I have a bunch of pre-recorded orchestral samples and am looking for a way to make those samples sound like a symphony orchestra. I know it sounds like it's not a big deal, but to me who loves music, it is. one of my accomplishments is to become a composer like everyone else who made it. Hans Zimmer, Lorne Balfe, James Newton Howard, Danny Elfman, James Horner, and all those other beautiful people who're composers. i'm still waiting for an answer to this, so wish me luck everyone.

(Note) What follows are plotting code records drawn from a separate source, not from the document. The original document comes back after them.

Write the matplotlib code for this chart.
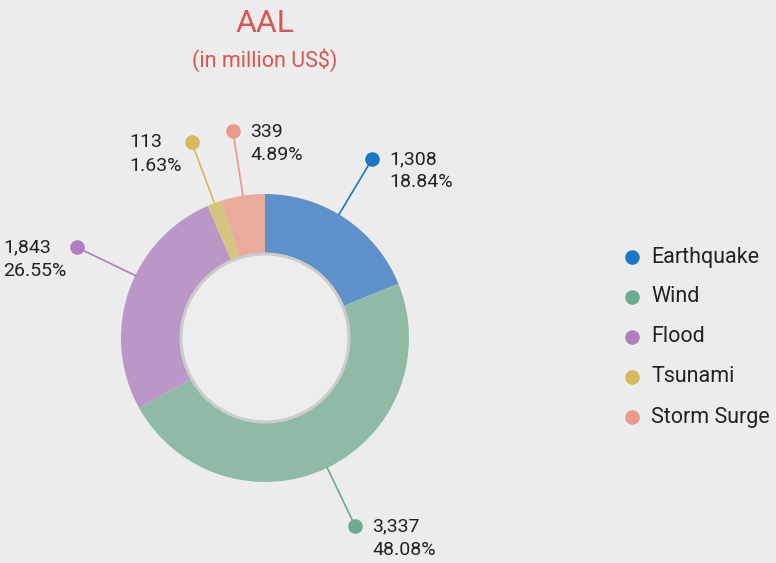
import numpy as np
import matplotlib
matplotlib.use("Agg")
from matplotlib import pyplot as plt
from matplotlib.patches import Circle

plt.rcParams["font.family"] = ["Roboto", "DejaVu Sans"]

# annual average loss per peril
perils = ["Earthquake", "Wind", "Flood", "Tsunami", "Storm Surge"]
aal_values = [1308, 3337, 1843, 113, 339]
aal_shares = [18.84, 48.08, 26.55, 1.63, 4.89]

wedge_colors = ["#5e90c9", "#8fbba6", "#bb97c8", "#d6c47c", "#e9ab9b"]
dot_colors = ["#1c78c2", "#6aab91", "#b27cc0", "#d3ba5c", "#ea9a8a"]

BG = "#ececec"
TEXT = "#222222"
W, H = 776, 563

fig = plt.figure(figsize=(W / 100, H / 100), dpi=100, facecolor=BG)
ax = fig.add_axes([0, 0, 1, 1])
ax.axis("off")

cx, cy = 265, H - 338
r_out, r_in = 144, 84

wedges, _ = ax.pie(
    aal_shares,
    colors=wedge_colors,
    startangle=90,
    counterclock=False,
    center=(cx, cy),
    radius=r_out,
    wedgeprops=dict(width=r_out - r_in, linewidth=0),
)
ax.set_xlim(0, W)
ax.set_ylim(0, H)
ax.set_aspect("equal")

# hole with a thin grey rim
ax.add_patch(Circle((cx, cy), r_in, facecolor="#ededed", edgecolor="#cccccc", lw=2.2, zorder=3))

# leader lines with value / share labels
angle_nudge = {"Earthquake": 3, "Flood": -7}
r_dot = 209
for w, name, val, pct, col in zip(wedges, perils, aal_values, aal_shares, dot_colors):
    ang = np.deg2rad((w.theta1 + w.theta2) / 2 + angle_nudge.get(name, 0))
    x0, y0 = cx + r_out * np.cos(ang), cy + r_out * np.sin(ang)
    x1, y1 = cx + r_dot * np.cos(ang), cy + r_dot * np.sin(ang)
    ax.plot([x0, x1], [y0, y1], color=col, lw=1.2, zorder=4)
    ax.scatter([x1], [y1], s=110, color=col, zorder=5, linewidths=0)
    label = f"{val:,}\n{pct:.2f}%"
    if x1 < cx - 50:
        ax.text(x1 - 10, y1 - 12, label, ha="right", va="center", multialignment="left",
                fontsize=14, color=TEXT, linespacing=1.4)
    else:
        ax.text(x1 + 17, y1 - 12, label, ha="left", va="center", multialignment="left",
                fontsize=14, color=TEXT, linespacing=1.4)

# title
ax.text(cx, H - 24, "AAL", ha="center", va="center", fontsize=23, color="#d95652")
ax.text(cx, H - 60, "(in million US$)", ha="center", va="center", fontsize=15.5, color="#d95652")

# legend
for i, (name, col) in enumerate(zip(perils, dot_colors)):
    ly = H - (257 + 40 * i)
    ax.scatter([632], [ly], s=110, color=col, linewidths=0)
    ax.text(651, ly, name, ha="left", va="center", fontsize=15.5, color=TEXT)

fig.savefig("out.png", dpi=100, facecolor=BG)
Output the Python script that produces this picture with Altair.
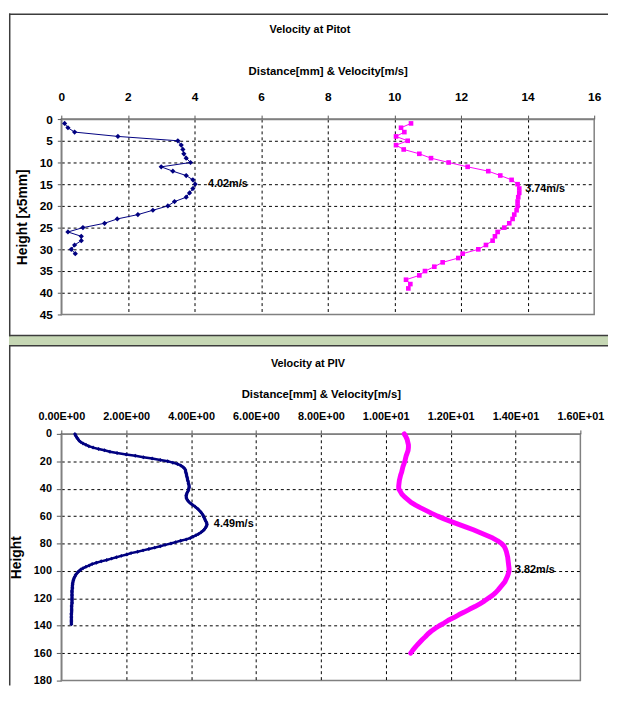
import altair as alt
import pandas as pd

FONT = "Liberation Sans, Arial, Helvetica, sans-serif"
NAVY = "#000080"
PINK = "#FF00FF"
GREEN = "#c6d7b4"
FRAME = "#3c3c3c"

# ---------------- data: Velocity at Pitot ----------------
pitot_dist_height = [1, 2, 3, 4, 5, 6, 7, 8, 9, 10, 11, 12, 13, 14, 15, 16,
                     17, 18, 19, 20, 21, 22, 23, 24, 25, 26, 27, 28, 29, 30, 31]
pitot_dist = [0.1, 0.2, 0.4, 1.7, 3.5, 3.6, 3.65, 3.68, 3.75, 3.88, 3.0, 3.35,
              3.75, 3.95, 4.02, 3.95, 3.85, 3.75, 3.4, 3.2, 2.75, 2.3, 1.68,
              1.3, 0.65, 0.2, 0.6, 0.6, 0.4, 0.3, 0.42]
pitot_vel_height = [1, 2, 3, 4, 5, 6, 7, 8, 9, 10, 11, 12, 13, 14, 15, 16, 17,
                    18, 19, 20, 21, 22, 23, 24, 25, 26, 27, 28, 29, 30, 31, 32,
                    33, 34, 35, 36, 37, 38, 39]
pitot_vel = [10.5, 10.2, 10.3, 10.05, 10.4, 10.05, 10.28, 10.75, 11.1, 11.63,
             12.2, 12.82, 13.18, 13.52, 13.7, 13.75, 13.75, 13.72, 13.7, 13.7,
             13.67, 13.6, 13.55, 13.45, 13.3, 13.1, 13.02, 12.95, 12.75, 12.52,
             12.05, 11.92, 11.45, 11.2, 10.92, 10.75, 10.35, 10.48, 10.42]
pitot_label_x = [4.02, 13.75]
pitot_label_y = [15, 16]
pitot_label_text = ["4.02m/s", "3.74m/s"]

# ---------------- data: Velocity at PIV ----------------
piv_dist_height = list(range(0, 140))
piv_dist = [0.42, 0.44, 0.46, 0.49, 0.52, 0.55, 0.60, 0.67, 0.76, 0.85,
            0.98, 1.15, 1.33, 1.50, 1.72, 2.00, 2.28, 2.53, 2.80, 3.05,
            3.28, 3.44, 3.58, 3.68, 3.74, 3.79, 3.82, 3.83, 3.84, 3.85,
            3.86, 3.87, 3.88, 3.89, 3.90, 3.91, 3.92, 3.93, 3.94, 3.94,
            3.93, 3.92, 3.90, 3.88, 3.86, 3.85, 3.85, 3.86, 3.88, 3.91,
            3.95, 4.00, 4.06, 4.12, 4.17, 4.22, 4.26, 4.30, 4.33, 4.36,
            4.38, 4.40, 4.42, 4.44, 4.46, 4.48, 4.49, 4.48, 4.46, 4.43,
            4.40, 4.35, 4.30, 4.23, 4.15, 4.06, 3.98, 3.85, 3.68, 3.52,
            3.38, 3.20, 3.05, 2.88, 2.70, 2.52, 2.35, 2.15, 2.02, 1.85,
            1.70, 1.55, 1.40, 1.23, 1.08, 0.95, 0.86, 0.76, 0.67, 0.60,
            0.55, 0.51, 0.47, 0.44, 0.42, 0.40, 0.38, 0.37, 0.36, 0.35,
            0.35, 0.34, 0.34, 0.34, 0.33, 0.33, 0.33, 0.33, 0.33, 0.33,
            0.33, 0.33, 0.33, 0.33, 0.33, 0.32, 0.32, 0.32, 0.32, 0.32,
            0.32, 0.31, 0.31, 0.31, 0.31, 0.31, 0.31, 0.31, 0.31, 0.31]
piv_vel_height = list(range(0, 161, 2))
piv_vel = [10.57, 10.62, 10.66, 10.68, 10.70, 10.70, 10.69, 10.66, 10.63, 10.61,
           10.59, 10.56, 10.53, 10.51, 10.49, 10.46, 10.44, 10.42, 10.41, 10.40,
           10.40, 10.45, 10.50, 10.58, 10.68, 10.78, 10.92, 11.08, 11.25, 11.42,
           11.60, 11.80, 12.02, 12.25, 12.48, 12.70, 12.90, 13.10, 13.30, 13.45,
           13.57, 13.65, 13.69, 13.72, 13.74, 13.76, 13.77, 13.78, 13.79, 13.80,
           13.80, 13.78, 13.75, 13.71, 13.67, 13.60, 13.53, 13.46, 13.38, 13.28,
           13.16, 13.04, 12.90, 12.75, 12.58, 12.42, 12.25, 12.10, 11.93, 11.80,
           11.65, 11.52, 11.40, 11.30, 11.22, 11.13, 11.05, 10.97, 10.90, 10.83,
           10.77]
piv_label_x = [4.49, 13.8]
piv_label_y = [66, 99]
piv_label_text = ["4.49m/s", "3.82m/s"]

# tick values
top_x_ticks = [0, 2, 4, 6, 8, 10, 12, 14, 16]
top_y_ticks = [0, 5, 10, 15, 20, 25, 30, 35, 40, 45]
bot_x_ticks = [0, 2, 4, 6, 8, 10, 12, 14, 16]
bot_y_ticks = [0, 20, 40, 60, 80, 100, 120, 140, 160, 180]

# ---------------- layout ----------------
L = 53
TW, TH = 540, 198
BW, BH = 526, 250
GAP = 121
RIGHT = 607

one = pd.DataFrame({"k": [0]})


def grid_opacity(lo, hi):
    return {"condition": {"test": f"datum.value == {lo} || datum.value == {hi}", "value": 0},
            "value": 1}


common_axis = dict(
    labelFont=FONT, labelFontWeight="bold", labelColor="black", labelFontSize=11,
    labelOverlap=False, labelFlush=False, tickCount=40,
    titleFont=FONT, titleFontWeight="bold", titleColor="black", titleFontSize=11,
    domainColor="#808080", domainWidth=1.5, tickColor="#555555", tickWidth=1,
    grid=True, gridColor="black", gridDash=[3, 3], gridWidth=1,
)


def title_mark(text, x, y):
    return alt.Chart(one).mark_text(
        text=text, font=FONT, fontSize=11, fontWeight="bold", color="black",
        align="center", baseline="alphabetic",
    ).encode(x=alt.value(x), y=alt.value(y))


def bar(x1, x2, y1, y2, color):
    # frame pieces drawn as filled rectangles (no stroke)
    return alt.Chart(one).mark_rect(color=color, strokeWidth=0).encode(
        x=alt.value(x1), x2=alt.value(x2), y=alt.value(y1), y2=alt.value(y2))


def panel(dist_h, dist_v, vel_h, vel_v, lab_x, lab_y, lab_t, xdom, ydom,
          xticks, yticks, xaxis_extra, yaxis_extra, w, h, thin, deco):
    xs = alt.Scale(domain=xdom, nice=False, zero=False)
    ys = alt.Scale(domain=ydom, reverse=True, nice=False, zero=False)
    xkw = {**common_axis, **xaxis_extra}
    ykw = {**common_axis, **yaxis_extra}
    xa = alt.Axis(orient="top", values=xticks, title="Distance[mm] & Velocity[m/s]",
                  gridOpacity=grid_opacity(xdom[0], xdom[1]), **xkw)
    ya = alt.Axis(orient="left", values=yticks, format="d",
                  gridOpacity=grid_opacity(ydom[0], ydom[1]), **ykw)

    d1 = pd.DataFrame({"h": dist_h, "v": dist_v})
    d2 = pd.DataFrame({"h": vel_h, "v": vel_v})
    dl = pd.DataFrame({"x": lab_x, "y": lab_y, "t": lab_t})

    enc = dict(x=alt.X("v:Q", scale=xs, axis=xa), y=alt.Y("h:Q", scale=ys, axis=ya),
               order="h:Q")
    enc2 = dict(x=alt.X("v:Q", scale=xs), y=alt.Y("h:Q", scale=ys), order="h:Q")

    layers = list(deco)
    if thin:
        layers += [
            alt.Chart(d1).mark_line(color=NAVY, strokeWidth=1).encode(**enc),
            alt.Chart(d1).mark_point(shape="diamond", filled=True, color=NAVY,
                                     size=28, opacity=1).encode(**enc2),
            alt.Chart(d2).mark_line(color=PINK, strokeWidth=1).encode(**enc2),
            alt.Chart(d2).mark_point(shape="square", filled=True, color=PINK,
                                     size=22, opacity=1).encode(**enc2),
        ]
        dxs = [13, 6]
    else:
        layers += [
            alt.Chart(d2).mark_line(color=PINK, strokeWidth=5, strokeCap="round",
                                    strokeJoin="round").encode(**enc),
            alt.Chart(d1).mark_line(color=NAVY, strokeWidth=2.5).encode(**enc2),
            alt.Chart(d1).mark_point(shape="diamond", filled=True, color=NAVY,
                                     size=16, opacity=1).encode(**enc2),
        ]
        dxs = [7, 6]
    for i in range(len(lab_t)):
        layers.append(
            alt.Chart(dl.iloc[[i]]).mark_text(align="left", baseline="middle", dx=dxs[i],
                                              font=FONT, fontSize=11, fontWeight="bold",
                                              color="black")
            .encode(x=alt.X("x:Q", scale=xs), y=alt.Y("y:Q", scale=ys), text="t:N"))
    return alt.layer(*layers).properties(width=w, height=h)


# decorations of the chart frame (panel borders, green gap, panel titles)
top_deco = [
    bar(-L, RIGHT - L, TH + 21, TH + 32, GREEN),
    bar(-L, RIGHT - L, TH + 20.5, TH + 22, FRAME),
    bar(-L, RIGHT - L, TH + 31, TH + 32.5, FRAME),
    bar(-L, RIGHT - L, -107, -105.5, FRAME),
    bar(-L, -L + 1.5, -107, TH + 22, FRAME),
    title_mark("Velocity at Pitot", 252, -87),
]
bot_deco = [
    bar(-L, -L + 1.5, -89, BH + 5, FRAME),
    title_mark("Velocity at PIV", 250, -68),
]

top = panel(pitot_dist_height, pitot_dist, pitot_vel_height, pitot_vel,
            pitot_label_x, pitot_label_y, pitot_label_text,
            [0, 16], [0, 45], top_x_ticks, top_y_ticks,
            dict(labelFontSize=12, titleFontSize=11.5, tickSize=4, labelPadding=12,
                 titlePadding=14, format="d"),
            dict(labelFontSize=12, tickSize=4, labelPadding=5, title="Height [x5mm]",
                 titleFontSize=14, titlePadding=10),
            TW, TH, True, top_deco)

bottom = panel(piv_dist_height, piv_dist, piv_vel_height, piv_vel,
               piv_label_x, piv_label_y, piv_label_text,
               [0, 16], [0, 180], bot_x_ticks, bot_y_ticks,
               dict(tickSize=4, labelPadding=9, titleFontSize=11.5, titlePadding=11,
                    labelExpr="datum.value >= 10 ? format(datum.value / 10, '.2f') + 'E+01' : format(datum.value, '.2f') + 'E+00'"),
               dict(labelFontSize=11, tickSize=5, labelPadding=5, title="Height",
                    titleFontSize=14, titlePadding=10),
               BW, BH, False, bot_deco)

chart = (
    alt.vconcat(top, bottom, spacing=GAP, bounds="flush")
    .properties(padding=0)
    .configure_view(stroke="#808080", strokeWidth=1.5)
)

chart.save("out.html", embed_options={"renderer": "svg", "actions": False})
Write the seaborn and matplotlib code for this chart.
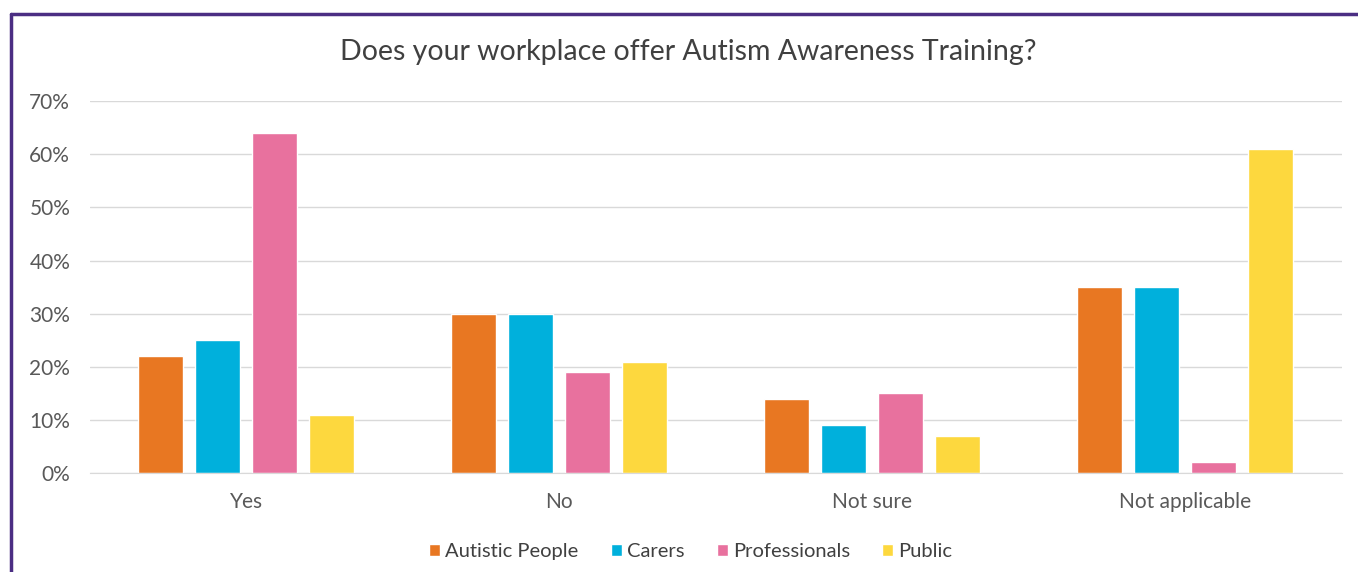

So, what have i been up to since then? I've been working, i've been busy..... Not to mention, i have graphic design class, which is barely fun anymore... but hopefully that changes. My teacher's saying that there'll be a new student coming to class this semester.... and the good news about it, my teacher's not going to be the only female there anymore. That's right, my class is run by stupid, ignorant, and jerk-ish men. I really don't understand why it had to be these people. Why couldn't it have been a better class? We've got a football player who's caught in drugs most of the time, 2 kids who're obsessed with My Little Pony, and a kid who's a fan of Pokemon(like me[i don't like that new stuff}). In my opinion, i couldn't have a better class...... NOT! let's just say, i'm in a nutshell.

anyways, my job has gotten a little slower since christmas ended. basically meaning, my hours have slowed down and i sometimes take night shifts. I honestly love my job, and i really hope i don't lose it like the last job i had. the last job i had was at a warehouse. we filled boxes of candy, and sent them out to stores like Albertsons, or King Soopers, or Safeway.... sometimes, i hated that job.

the other reason why i'm doing this is because apparently, i have nothing better to do. i wish people on Facebook would talk to me, but everybody's so busy with life. all i ever try to do is make contact with people, and they shut me off like i'm a light switch. for instance, this afternoon i was talking to someone who i BARELY met, and talk to them about looking for a job for them. they live in littleton, and won't look for anything farther than that. anyways, so i tell them i'll look and the next thing i ask is "if i may ask, how's your day?" and the next thing i know, i'm chopped liver. sometimes, people make me cry by what they say or what they do. depending on what their reaction is to everything. in my opinion, i'm just not a good person. if there's anyone who disagrees with me, comment..... wait a minute, why would anyone comment anyways? i ask people to comment or at least follow this blog. But i don't even think anyone cares about this stupid blog... It reminds me of high school..... why write something that won't be graded, won't be viewed, but nobody cares about.... this is a total disgrace just even looking at the pageviews.... like i said, why write something when nobody's going to care about it anyways. excuse me, i have to go crawl in a ditch and hide for a few weeks because i just have one simple task, and nobody listens.

So, i'm not gonna hide in a hole because i know that people would miss me, they just don't show it. if only people would just show it once in a while, i think i'd be a lot happier besides living the wonderful life i already live. and for the record, sometimes when i'm laying in bed, i consider myself lonely because i have nobody to hug or cuddle with at night.... i'm always given the cold shoulder.

so, i end this by saying goodnight, comm..... in fact, DONT COMMENT.